Dec. 7 (Bloomberg) -- Gold-producing companies in Ivory Coast may have to shut down operations in the West African nation if parliament approves a proposed tax on profit, according to Nouho Kone, head of a miners’ group.
A tax of 9 percent to 19 percent on profit “is not reassuring,” Kone, head of the Professional Group of Miners in Ivory Coast, said in a phone interview today from Abidjan, the commercial capital. “The worst-case scenario would be to see companies shut down their mines in the short term.”

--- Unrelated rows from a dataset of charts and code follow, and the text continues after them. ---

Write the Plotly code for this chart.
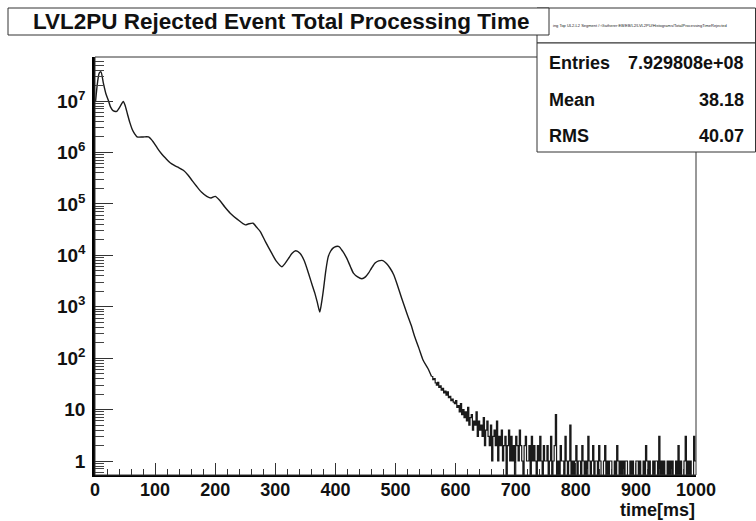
import plotly.graph_objects as go

# ---------------- data ----------------
# smooth part of the histogram: time [ms] and counts per bin
smooth_t = [1, 4, 7, 10, 14, 18, 22, 26, 30, 36, 42, 47, 50, 54, 58, 62, 66, 70, 80, 89,
            97, 104, 111, 118, 125, 132, 139, 147, 155, 162, 169, 177, 186, 193, 200, 208,
            216, 225, 237, 250, 256, 263, 269, 275, 284, 294, 302, 311, 316, 322, 328, 334,
            341, 348, 356, 362, 366, 370, 374, 377, 380, 384, 388, 392, 396, 401, 406, 412,
            419, 425, 430, 437, 444, 450, 455, 460, 466, 472, 479, 485, 491, 497, 502, 510,
            519, 526, 532, 539, 546, 554, 560]
smooth_counts = [1.0e7, 2.2e7, 3.5e7, 3.7e7, 2.2e7, 1.4e7, 1.05e7, 7.6e6, 6.5e6, 6.3e6, 7.9e6,
                 9.8e6, 8.3e6, 5.6e6, 3.8e6, 2.8e6, 2.3e6, 2.0e6, 2.0e6, 2.0e6,
                 1.6e6, 1.2e6, 9.3e5, 7.6e5, 6.3e5, 5.6e5, 5.1e5, 4.5e5, 3.6e5, 2.8e5, 2.2e5,
                 1.7e5, 1.4e5, 1.3e5, 1.4e5, 1.15e5,
                 8.7e4, 6.6e4, 5.0e4, 3.9e4, 4.1e4, 4.2e4, 3.5e4, 2.9e4, 1.8e4, 1.1e4, 7.6e3,
                 6.0e3, 6.9e3, 8.7e3, 1.1e4, 1.23e4,
                 1.1e4, 7.9e3, 4.2e3, 2.5e3, 1.8e3, 1.2e3, 7.9e2, 1.2e3, 2.1e3, 5.0e3, 9.3e3,
                 1.2e4, 1.38e4, 1.48e4, 1.48e4, 1.2e4,
                 8.7e3, 6.0e3, 4.5e3, 3.8e3, 3.5e3, 3.8e3, 4.5e3, 5.6e3, 7.1e3, 7.8e3, 7.9e3,
                 6.9e3, 5.6e3, 4.2e3, 2.9e3, 1.5e3,
                 7.4e2, 4.4e2, 2.6e2, 1.55e2, 91, 63, 44]

# noisy tail: 2 ms bins from 560 ms to 1000 ms
tail_start = 560
tail_width = 2
tail_counts = [
    44, 38, 40, 33, 30, 34, 27, 29, 24, 26, 21, 23, 19, 22, 17, 18, 15, 16, 14, 13,
    15, 11, 12, 9, 13, 8, 10, 7, 9, 6, 11, 5, 7, 8, 4, 6, 5, 9, 3, 6,
    4, 5, 3, 7, 2, 4, 6, 3, 2, 5, 1, 3, 4, 2, 6, 1, 3, 2, 4, 1,
    2, 3, 0, 2, 4, 1, 3, 1, 2, 0, 3, 2, 1, 4, 2, 1, 0, 2, 3, 1,
    1, 2, 0, 3, 1, 2, 1, 0, 2, 1, 3, 1, 0, 2, 1, 1, 2, 0, 1, 3,
    0, 1, 2, 8, 0, 1, 0, 2, 1, 1, 0, 3, 1, 0, 1, 5, 0, 1, 0, 1,
    2, 0, 1, 1, 0, 2, 1, 0, 1, 0, 3, 1, 0, 1, 2, 0, 1, 1, 0, 2,
    1, 0, 0, 1, 2, 0, 1, 0, 1, 1, 0, 0, 1, 0, 2, 1, 0, 1, 0, 1,
    0, 1, 1, 0, 0, 1, 0, 1, 0, 0, 1, 1, 0, 1, 0, 0, 1, 0, 2, 1,
    0, 1, 0, 0, 1, 0, 1, 1, 0, 3, 0, 1, 0, 1, 0, 0, 1, 0, 1, 0,
    1, 0, 0, 1, 0, 2, 0, 1, 0, 0, 1, 3, 0, 1, 0, 1, 0, 0, 3, 1,
]

x_tick_vals = [0, 100, 200, 300, 400, 500, 600, 700, 800, 900, 1000]
y_tick_vals = [1, 10, 1e2, 1e3, 1e4, 1e5, 1e6, 1e7]
y_tick_text = ["1", "10", "10<sup>2</sup>", "10<sup>3</sup>", "10<sup>4</sup>",
               "10<sup>5</sup>", "10<sup>6</sup>", "10<sup>7</sup>"]

title_text = "LVL2PU Rejected Event Total Processing Time"
path_text = ("ing Top UL2-L2 Segment /::Gatherer:EB/EB/L2/LVL2PU/Histograms/"
             "TotalProcessingTimeRejected")
stats_names = ["Entries", "Mean", "RMS"]
stats_values = ["7.929808e+08", "38.18", "40.07"]
x_title = "time[ms]"

# ---------------- figure ----------------
W, H = 756, 521
L, R, T, B = 95, 696, 57, 475
FONT = "Liberation Sans"
LINE = "#1a1a1a"


def px(xp):
    return (xp - L) / (R - L)


def py(yp):
    return (B - yp) / (B - T)


# zero-count bins drop below the axis bottom (as in ROOT log plots)
tail_x = [tail_start + tail_width * i for i in range(len(tail_counts) + 1)]
tail_y = [c if c > 0 else 0.05 for c in tail_counts] + [tail_counts[-1] if tail_counts[-1] > 0 else 0.05]

fig = go.Figure()
fig.add_trace(go.Scatter(x=smooth_t, y=smooth_counts, mode="lines",
                         line=dict(color=LINE, width=1.4, shape="spline", smoothing=0.6),
                         hoverinfo="skip", showlegend=False))
fig.add_trace(go.Scatter(x=tail_x, y=tail_y, mode="lines",
                         line=dict(color=LINE, width=1.2, shape="hv"),
                         hoverinfo="skip", showlegend=False))

minor_y = [k * 10 ** d for d in range(-1, 8) for k in range(2, 10)]

fig.update_xaxes(range=[0, 1000], showgrid=False, zeroline=False,
                 tickvals=x_tick_vals, ticks="inside", ticklen=12, tickwidth=1,
                 tickcolor="#333", showline=True, linecolor="black", linewidth=2,
                 mirror=False,
                 tickfont=dict(family=FONT, size=18, color="#111", weight="bold"),
                 ticklabelstandoff=-3,
                 minor=dict(dtick=20, ticks="inside", ticklen=6, tickcolor="#333",
                            tickwidth=1, showgrid=False))
fig.update_yaxes(type="log", range=[-0.272, 7.856], showgrid=False, zeroline=False,
                 tickvals=y_tick_vals, ticktext=y_tick_text, ticks="inside", ticklen=18,
                 tickwidth=1.2, tickcolor="#333", showline=True, linecolor="black",
                 linewidth=2.5, mirror=False,
                 tickfont=dict(family=FONT, size=19, color="#111", weight="bold"),
                 ticklabelstandoff=3,
                 minor=dict(tickvals=minor_y, ticks="inside", ticklen=9, tickcolor="#444",
                            tickwidth=1, showgrid=False))

shapes = []
# plot frame
shapes.append(dict(type="rect", xref="paper", yref="paper", x0=0, x1=1, y0=0, y1=1,
                   line=dict(color="#333", width=1), fillcolor="rgba(0,0,0,0)", layer="above"))
# path box (behind title box)
shapes.append(dict(type="rect", xref="paper", yref="paper", x0=px(537), x1=px(755.5),
                   y0=py(43), y1=py(8), line=dict(color="#333", width=1), fillcolor="white"))
# stats box
shapes.append(dict(type="rect", xref="paper", yref="paper", x0=px(537), x1=px(755.5),
                   y0=py(152), y1=py(43), line=dict(color="#333", width=1), fillcolor="white"))
# title box
shapes.append(dict(type="rect", xref="paper", yref="paper", x0=px(8), x1=px(549),
                   y0=py(35), y1=py(8), line=dict(color="#333", width=1), fillcolor="white"))

annotations = []
annotations.append(dict(text=title_text, xref="paper", yref="paper", x=px(281), y=py(21.5),
                        xanchor="center", yanchor="middle", showarrow=False,
                        font=dict(family=FONT, size=22.5, color="#111", weight="bold")))
annotations.append(dict(text=path_text, xref="paper", yref="paper", x=px(551), y=py(25),
                        xanchor="left", yanchor="middle", showarrow=False,
                        font=dict(family=FONT, size=4, color="#222")))
rows_y = [63, 100, 136]
for name, val, yy in zip(stats_names, stats_values, rows_y):
    annotations.append(dict(text=name, xref="paper", yref="paper", x=px(547), y=py(yy),
                            xanchor="left", yanchor="middle", showarrow=False,
                            font=dict(family=FONT, size=18, color="#111", weight="bold")))
    annotations.append(dict(text=val, xref="paper", yref="paper", x=px(746), y=py(yy),
                            xanchor="right", yanchor="middle", showarrow=False,
                            font=dict(family=FONT, size=18, color="#111", weight="bold")))
annotations.append(dict(text=x_title, xref="paper", yref="paper", x=px(697), y=py(510),
                        xanchor="right", yanchor="middle", showarrow=False,
                        font=dict(family=FONT, size=18, color="#111", weight="bold")))

fig.update_layout(width=W, height=H, margin=dict(l=L, r=W - R, t=T, b=H - B),
                  paper_bgcolor="white", plot_bgcolor="white",
                  shapes=shapes, annotations=annotations, showlegend=False)

fig.write_html("out.html")
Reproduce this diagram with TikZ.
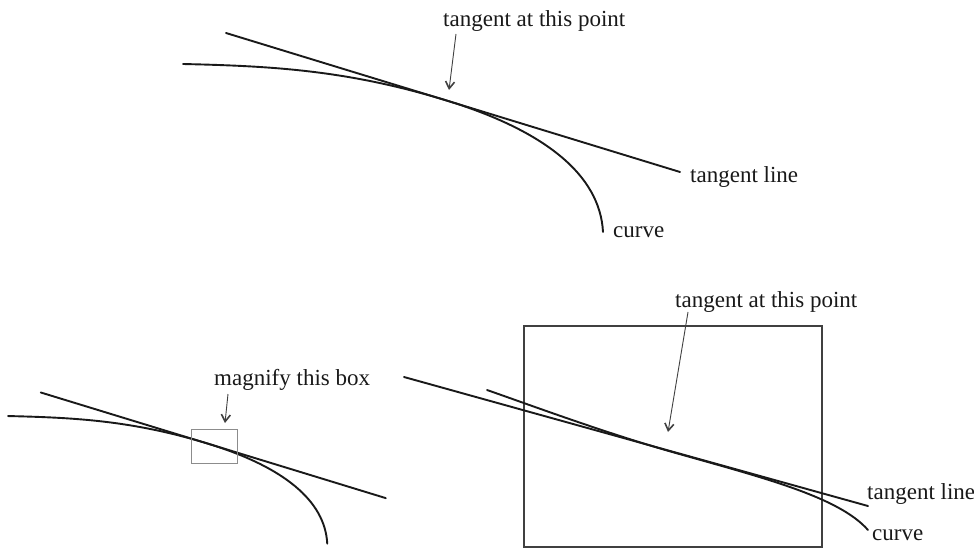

Kone is country manager for Endeavour Mining Corp. Newcrest Mining Ltd. and Randgold Resources Ltd. also operate gold mines in Ivory Coast, the world’s biggest cocoa producer. The country is looking to earn more from gold after prices rose 8.6 percent this year amid continued economic uncertainty in Europe and a slower-than-expected recovery in the U.S. Spot prices were little changed, gained less than 0.1 percent to $1,700.15 an ounce by 9:02 a.m. in London.
The plan was adopted by the parliamentary Economic and Financial Affairs Commission last week and lawmakers will vote on the tariff this month. Gold miners want the text modified before adoption, Kone said.
The tax will be collected on gold-mining profit above an average production cost calculated at $615 an ounce in the first quarter of this year, according to Moussa Toure, a spokesman for National Assembly President Guillaume Soro.
This doesn’t reflect actual production costs, which are currently between $1,000 and $1,200 an ounce, Kone said.
“This cost is largely debatable,” he said. “We think it is normal that the government wants to earn more from gold, but our costs of production have also risen.”
Melbourne-based Newcrest, which owns the Bonikro mine in Ivory Coast, has also expressed concern to the government over the profit tax, spokeswoman Kerrina Watson said by phone today. The company has no plans to shut down its operations, she said.
The government will earn 44.3 billion CFA francs ($87 million) in revenue from gold mining this year, more than double an earlier forecast of 21 billion francs, according to a document e-mailed by government spokesman Bruno Kone in September.